▸ WHAT TO DO
Give the number of lines containing "chart" in this listing, with no other words.

▸ ITEMS
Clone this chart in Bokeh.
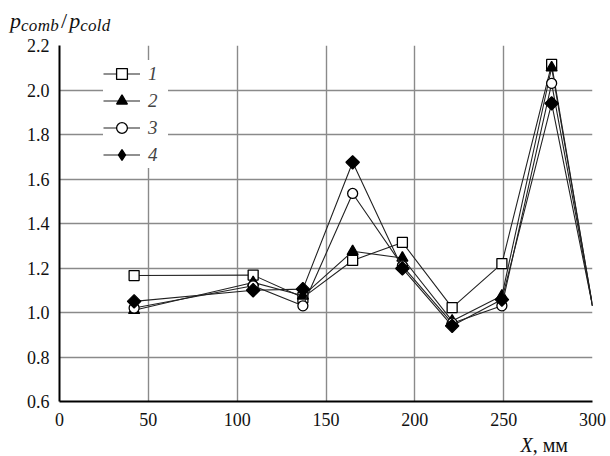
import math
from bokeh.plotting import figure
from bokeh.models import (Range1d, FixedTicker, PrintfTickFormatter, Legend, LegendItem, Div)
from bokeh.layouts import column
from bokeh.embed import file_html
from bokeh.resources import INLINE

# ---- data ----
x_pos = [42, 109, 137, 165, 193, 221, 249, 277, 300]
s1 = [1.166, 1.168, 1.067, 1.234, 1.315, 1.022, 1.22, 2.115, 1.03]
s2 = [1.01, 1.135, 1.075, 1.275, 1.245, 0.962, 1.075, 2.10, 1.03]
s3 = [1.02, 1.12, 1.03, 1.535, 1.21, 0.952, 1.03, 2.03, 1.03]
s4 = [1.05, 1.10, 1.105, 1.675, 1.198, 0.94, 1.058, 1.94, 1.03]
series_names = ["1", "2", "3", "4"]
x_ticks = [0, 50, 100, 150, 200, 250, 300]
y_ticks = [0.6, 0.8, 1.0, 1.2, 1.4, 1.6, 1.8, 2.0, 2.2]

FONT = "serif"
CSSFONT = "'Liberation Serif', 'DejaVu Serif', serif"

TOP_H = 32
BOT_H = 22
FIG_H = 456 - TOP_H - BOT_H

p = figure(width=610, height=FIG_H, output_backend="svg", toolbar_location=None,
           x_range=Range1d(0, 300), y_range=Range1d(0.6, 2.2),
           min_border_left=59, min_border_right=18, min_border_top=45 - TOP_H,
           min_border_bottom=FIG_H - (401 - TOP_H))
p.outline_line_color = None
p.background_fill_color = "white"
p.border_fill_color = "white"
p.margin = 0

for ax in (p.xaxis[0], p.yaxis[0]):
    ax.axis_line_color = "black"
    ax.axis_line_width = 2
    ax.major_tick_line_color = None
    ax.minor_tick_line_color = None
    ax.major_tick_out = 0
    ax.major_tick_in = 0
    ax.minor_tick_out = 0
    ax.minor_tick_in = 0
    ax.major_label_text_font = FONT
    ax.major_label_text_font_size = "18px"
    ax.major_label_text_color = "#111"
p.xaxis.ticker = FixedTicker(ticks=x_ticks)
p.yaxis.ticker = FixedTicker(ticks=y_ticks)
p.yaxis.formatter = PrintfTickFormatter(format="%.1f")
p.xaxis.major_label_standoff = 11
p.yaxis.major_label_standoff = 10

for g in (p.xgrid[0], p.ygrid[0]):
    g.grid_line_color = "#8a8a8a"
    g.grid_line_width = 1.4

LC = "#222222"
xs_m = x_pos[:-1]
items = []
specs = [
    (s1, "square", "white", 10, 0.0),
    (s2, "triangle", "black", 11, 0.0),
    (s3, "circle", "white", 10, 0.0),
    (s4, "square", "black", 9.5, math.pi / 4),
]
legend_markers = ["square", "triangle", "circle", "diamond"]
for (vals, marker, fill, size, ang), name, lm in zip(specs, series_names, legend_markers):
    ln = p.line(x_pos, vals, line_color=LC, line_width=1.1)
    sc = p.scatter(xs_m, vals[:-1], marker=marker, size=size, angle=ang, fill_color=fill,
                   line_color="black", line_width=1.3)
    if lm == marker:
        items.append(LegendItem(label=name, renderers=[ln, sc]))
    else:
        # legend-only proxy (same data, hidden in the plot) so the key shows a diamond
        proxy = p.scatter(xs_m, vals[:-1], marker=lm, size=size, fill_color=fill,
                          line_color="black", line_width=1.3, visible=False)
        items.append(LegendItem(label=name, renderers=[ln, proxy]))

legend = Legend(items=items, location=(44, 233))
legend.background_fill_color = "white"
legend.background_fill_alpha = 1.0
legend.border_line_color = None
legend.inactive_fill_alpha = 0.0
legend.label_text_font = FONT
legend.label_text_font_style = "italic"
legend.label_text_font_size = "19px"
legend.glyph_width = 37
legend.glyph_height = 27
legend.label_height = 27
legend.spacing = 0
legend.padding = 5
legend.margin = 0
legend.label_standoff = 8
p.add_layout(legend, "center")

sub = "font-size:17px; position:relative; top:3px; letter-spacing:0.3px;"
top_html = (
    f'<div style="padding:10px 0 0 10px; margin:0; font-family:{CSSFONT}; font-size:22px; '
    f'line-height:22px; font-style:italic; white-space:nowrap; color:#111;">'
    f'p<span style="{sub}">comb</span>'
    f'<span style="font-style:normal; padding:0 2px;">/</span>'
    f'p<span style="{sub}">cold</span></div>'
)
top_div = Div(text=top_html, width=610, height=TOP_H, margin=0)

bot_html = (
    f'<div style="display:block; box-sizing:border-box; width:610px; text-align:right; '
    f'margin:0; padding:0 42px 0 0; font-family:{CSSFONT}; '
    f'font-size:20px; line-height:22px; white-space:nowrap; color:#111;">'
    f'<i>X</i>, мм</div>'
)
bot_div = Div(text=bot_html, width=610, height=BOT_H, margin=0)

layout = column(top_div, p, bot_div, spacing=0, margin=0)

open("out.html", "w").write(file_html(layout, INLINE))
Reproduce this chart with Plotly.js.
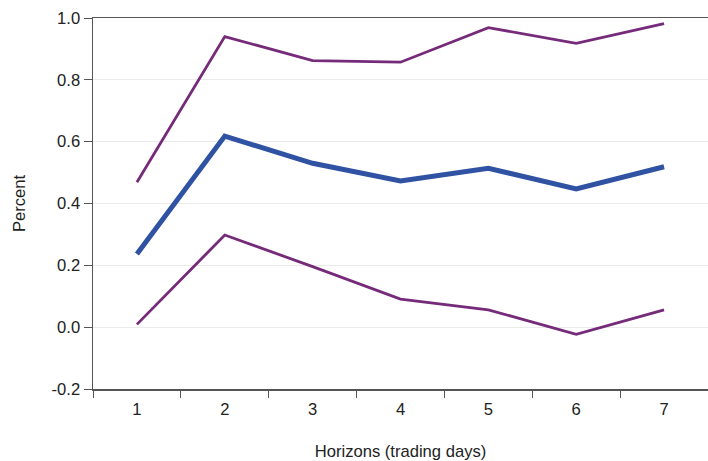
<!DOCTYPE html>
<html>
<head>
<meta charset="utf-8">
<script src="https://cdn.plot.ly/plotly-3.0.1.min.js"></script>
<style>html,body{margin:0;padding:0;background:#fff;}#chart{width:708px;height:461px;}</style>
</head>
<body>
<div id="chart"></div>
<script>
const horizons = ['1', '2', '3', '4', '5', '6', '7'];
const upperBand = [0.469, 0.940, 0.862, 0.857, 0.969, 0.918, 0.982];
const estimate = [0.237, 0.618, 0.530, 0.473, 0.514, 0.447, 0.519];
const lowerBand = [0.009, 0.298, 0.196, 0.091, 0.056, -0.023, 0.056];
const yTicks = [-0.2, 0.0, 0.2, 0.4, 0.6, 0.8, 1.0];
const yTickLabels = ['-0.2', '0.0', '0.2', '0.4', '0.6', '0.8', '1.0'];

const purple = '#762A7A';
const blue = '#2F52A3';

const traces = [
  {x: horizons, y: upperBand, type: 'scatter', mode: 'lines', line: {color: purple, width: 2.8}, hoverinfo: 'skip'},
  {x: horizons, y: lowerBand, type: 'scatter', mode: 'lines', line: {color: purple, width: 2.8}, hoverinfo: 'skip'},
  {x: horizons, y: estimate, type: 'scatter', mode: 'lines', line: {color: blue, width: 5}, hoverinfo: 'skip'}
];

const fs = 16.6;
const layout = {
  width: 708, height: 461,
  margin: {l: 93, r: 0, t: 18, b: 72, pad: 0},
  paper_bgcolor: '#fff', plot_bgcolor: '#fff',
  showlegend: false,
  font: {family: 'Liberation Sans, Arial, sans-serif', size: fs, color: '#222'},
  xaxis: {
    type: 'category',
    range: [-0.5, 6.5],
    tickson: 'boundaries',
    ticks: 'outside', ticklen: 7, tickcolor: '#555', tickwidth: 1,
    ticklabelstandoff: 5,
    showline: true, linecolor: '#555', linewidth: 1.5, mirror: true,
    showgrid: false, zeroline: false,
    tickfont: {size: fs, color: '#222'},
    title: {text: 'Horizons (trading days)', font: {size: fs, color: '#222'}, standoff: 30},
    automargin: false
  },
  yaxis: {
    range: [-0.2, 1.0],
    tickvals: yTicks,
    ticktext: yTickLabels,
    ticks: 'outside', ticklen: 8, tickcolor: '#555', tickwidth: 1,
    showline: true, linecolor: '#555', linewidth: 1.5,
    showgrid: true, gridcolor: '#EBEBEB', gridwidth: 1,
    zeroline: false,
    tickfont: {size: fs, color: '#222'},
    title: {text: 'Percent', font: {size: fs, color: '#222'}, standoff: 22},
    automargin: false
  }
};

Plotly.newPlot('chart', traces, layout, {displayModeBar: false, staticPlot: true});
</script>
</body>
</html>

▸ ANSWER TO THE TASK
5